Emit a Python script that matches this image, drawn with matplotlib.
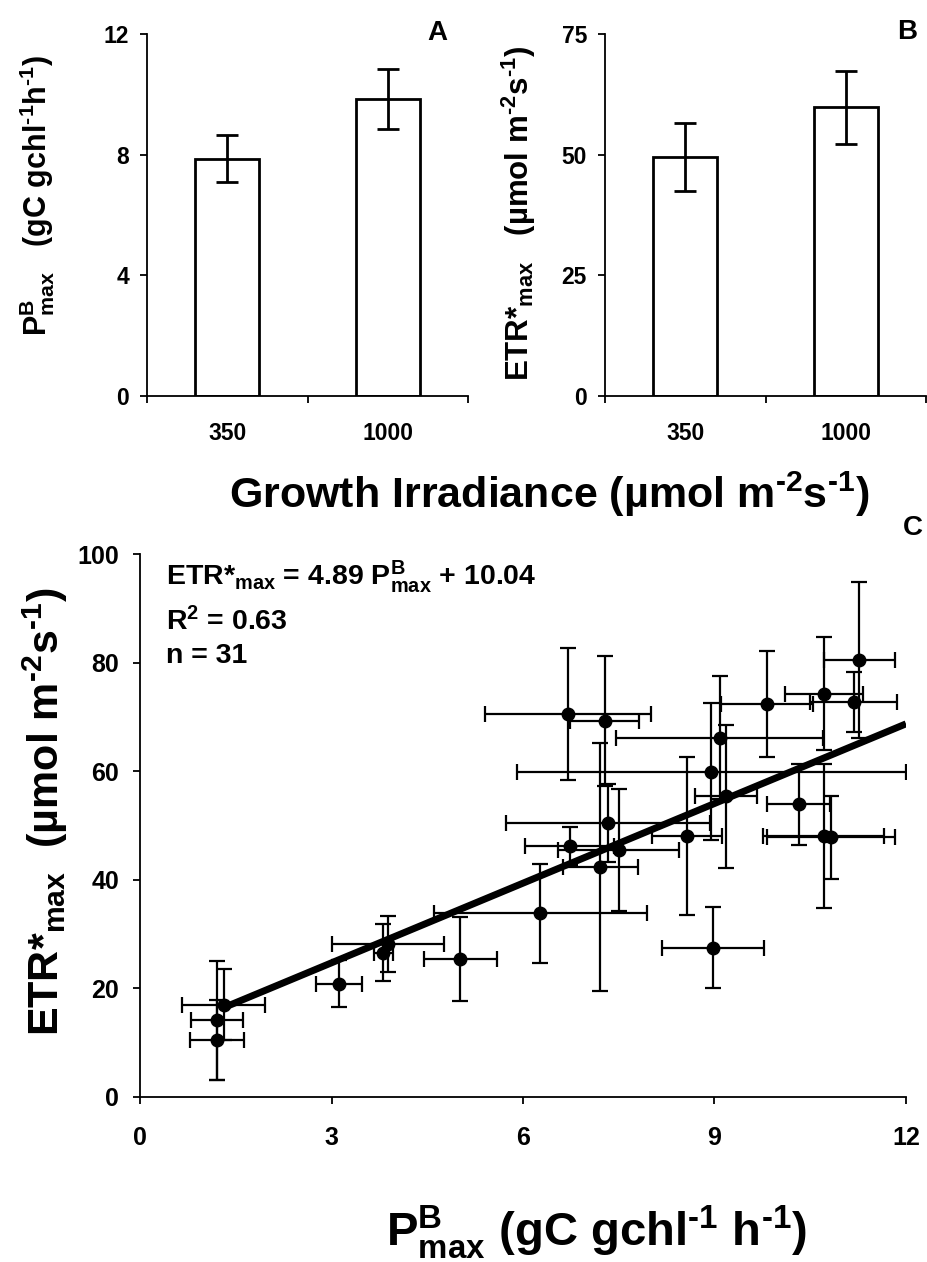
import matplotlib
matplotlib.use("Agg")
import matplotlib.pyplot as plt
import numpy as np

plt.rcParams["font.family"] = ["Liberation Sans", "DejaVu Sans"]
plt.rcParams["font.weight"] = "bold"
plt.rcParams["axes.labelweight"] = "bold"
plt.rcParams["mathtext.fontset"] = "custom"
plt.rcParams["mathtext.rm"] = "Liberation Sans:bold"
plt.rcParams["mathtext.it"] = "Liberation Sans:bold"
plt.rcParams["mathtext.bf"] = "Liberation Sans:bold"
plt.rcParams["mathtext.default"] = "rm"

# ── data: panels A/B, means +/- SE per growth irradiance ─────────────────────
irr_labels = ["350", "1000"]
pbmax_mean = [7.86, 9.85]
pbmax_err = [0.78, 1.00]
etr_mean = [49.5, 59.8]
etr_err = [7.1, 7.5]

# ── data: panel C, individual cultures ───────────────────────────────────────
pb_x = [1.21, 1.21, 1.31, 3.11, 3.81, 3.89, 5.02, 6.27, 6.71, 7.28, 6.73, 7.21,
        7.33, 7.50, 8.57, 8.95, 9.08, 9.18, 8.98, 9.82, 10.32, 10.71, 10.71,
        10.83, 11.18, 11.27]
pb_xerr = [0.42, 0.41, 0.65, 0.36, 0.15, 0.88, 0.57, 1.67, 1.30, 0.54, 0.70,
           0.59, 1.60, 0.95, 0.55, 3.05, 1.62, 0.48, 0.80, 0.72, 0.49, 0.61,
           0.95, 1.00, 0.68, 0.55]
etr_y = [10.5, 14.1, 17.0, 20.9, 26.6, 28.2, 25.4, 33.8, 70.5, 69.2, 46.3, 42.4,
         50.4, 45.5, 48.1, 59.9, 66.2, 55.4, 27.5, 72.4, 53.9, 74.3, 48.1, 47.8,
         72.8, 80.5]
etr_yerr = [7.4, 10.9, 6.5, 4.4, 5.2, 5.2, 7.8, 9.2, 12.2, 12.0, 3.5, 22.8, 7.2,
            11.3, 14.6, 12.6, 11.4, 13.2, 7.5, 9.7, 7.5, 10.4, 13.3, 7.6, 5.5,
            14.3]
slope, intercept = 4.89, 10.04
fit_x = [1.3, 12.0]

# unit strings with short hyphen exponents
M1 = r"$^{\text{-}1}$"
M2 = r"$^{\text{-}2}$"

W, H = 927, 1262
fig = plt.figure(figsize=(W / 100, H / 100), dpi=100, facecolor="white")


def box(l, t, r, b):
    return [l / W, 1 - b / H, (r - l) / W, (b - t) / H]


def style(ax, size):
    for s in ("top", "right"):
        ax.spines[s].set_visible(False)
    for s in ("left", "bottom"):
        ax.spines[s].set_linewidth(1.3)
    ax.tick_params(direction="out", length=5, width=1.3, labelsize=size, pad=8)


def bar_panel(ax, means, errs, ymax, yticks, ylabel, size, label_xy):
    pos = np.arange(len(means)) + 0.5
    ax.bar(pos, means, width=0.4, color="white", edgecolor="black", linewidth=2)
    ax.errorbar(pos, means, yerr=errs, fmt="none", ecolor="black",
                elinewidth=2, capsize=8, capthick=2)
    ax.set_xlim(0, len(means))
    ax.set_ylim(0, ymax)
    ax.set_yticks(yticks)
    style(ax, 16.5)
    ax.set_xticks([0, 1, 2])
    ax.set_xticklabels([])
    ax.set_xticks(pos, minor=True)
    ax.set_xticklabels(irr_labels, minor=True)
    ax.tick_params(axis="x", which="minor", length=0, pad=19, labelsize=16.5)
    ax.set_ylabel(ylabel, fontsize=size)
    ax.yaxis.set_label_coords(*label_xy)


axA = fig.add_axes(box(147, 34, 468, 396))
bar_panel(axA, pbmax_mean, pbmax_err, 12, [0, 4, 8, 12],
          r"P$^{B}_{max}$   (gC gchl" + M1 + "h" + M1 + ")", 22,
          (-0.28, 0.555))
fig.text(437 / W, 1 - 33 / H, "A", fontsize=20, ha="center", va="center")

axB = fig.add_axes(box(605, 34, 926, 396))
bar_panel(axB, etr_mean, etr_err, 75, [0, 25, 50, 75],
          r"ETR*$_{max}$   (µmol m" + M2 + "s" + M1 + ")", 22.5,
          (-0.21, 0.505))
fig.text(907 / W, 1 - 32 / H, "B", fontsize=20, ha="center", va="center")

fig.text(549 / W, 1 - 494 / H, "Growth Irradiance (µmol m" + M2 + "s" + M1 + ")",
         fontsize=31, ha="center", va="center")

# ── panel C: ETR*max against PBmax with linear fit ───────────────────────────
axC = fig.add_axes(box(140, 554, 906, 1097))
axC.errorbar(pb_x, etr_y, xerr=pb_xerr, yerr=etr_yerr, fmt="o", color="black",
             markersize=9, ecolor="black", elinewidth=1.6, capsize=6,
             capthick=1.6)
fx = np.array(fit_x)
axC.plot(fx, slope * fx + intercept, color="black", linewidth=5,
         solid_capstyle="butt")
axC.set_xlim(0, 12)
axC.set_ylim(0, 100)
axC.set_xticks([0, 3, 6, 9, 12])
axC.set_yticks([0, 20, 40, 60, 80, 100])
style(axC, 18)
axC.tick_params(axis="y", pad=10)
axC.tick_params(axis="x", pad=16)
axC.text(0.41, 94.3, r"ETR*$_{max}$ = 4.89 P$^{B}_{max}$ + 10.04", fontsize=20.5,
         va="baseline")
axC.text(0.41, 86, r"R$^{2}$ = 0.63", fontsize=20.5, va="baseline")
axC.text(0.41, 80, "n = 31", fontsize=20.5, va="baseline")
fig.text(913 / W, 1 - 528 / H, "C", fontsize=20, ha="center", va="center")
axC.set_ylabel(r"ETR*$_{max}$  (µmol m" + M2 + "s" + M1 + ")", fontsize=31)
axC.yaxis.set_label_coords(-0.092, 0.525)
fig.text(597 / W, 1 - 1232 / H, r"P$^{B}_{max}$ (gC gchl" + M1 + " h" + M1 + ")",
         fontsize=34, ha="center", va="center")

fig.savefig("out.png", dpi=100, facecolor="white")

━━━━━━━━━━━━━━━━━━━━━━━━━━━━━━

== The request ==
Repeat, exactly and in full, each line from the start of the data to the line that contains "etr_err = [7.1, 7.5]". Pictures do not go in.

== Solution below ==
Emit a Python script that matches this image, drawn with matplotlib.
import matplotlib
matplotlib.use("Agg")
import matplotlib.pyplot as plt
import numpy as np

plt.rcParams["font.family"] = ["Liberation Sans", "DejaVu Sans"]
plt.rcParams["font.weight"] = "bold"
plt.rcParams["axes.labelweight"] = "bold"
plt.rcParams["mathtext.fontset"] = "custom"
plt.rcParams["mathtext.rm"] = "Liberation Sans:bold"
plt.rcParams["mathtext.it"] = "Liberation Sans:bold"
plt.rcParams["mathtext.bf"] = "Liberation Sans:bold"
plt.rcParams["mathtext.default"] = "rm"

# ── data: panels A/B, means +/- SE per growth irradiance ─────────────────────
irr_labels = ["350", "1000"]
pbmax_mean = [7.86, 9.85]
pbmax_err = [0.78, 1.00]
etr_mean = [49.5, 59.8]
etr_err = [7.1, 7.5]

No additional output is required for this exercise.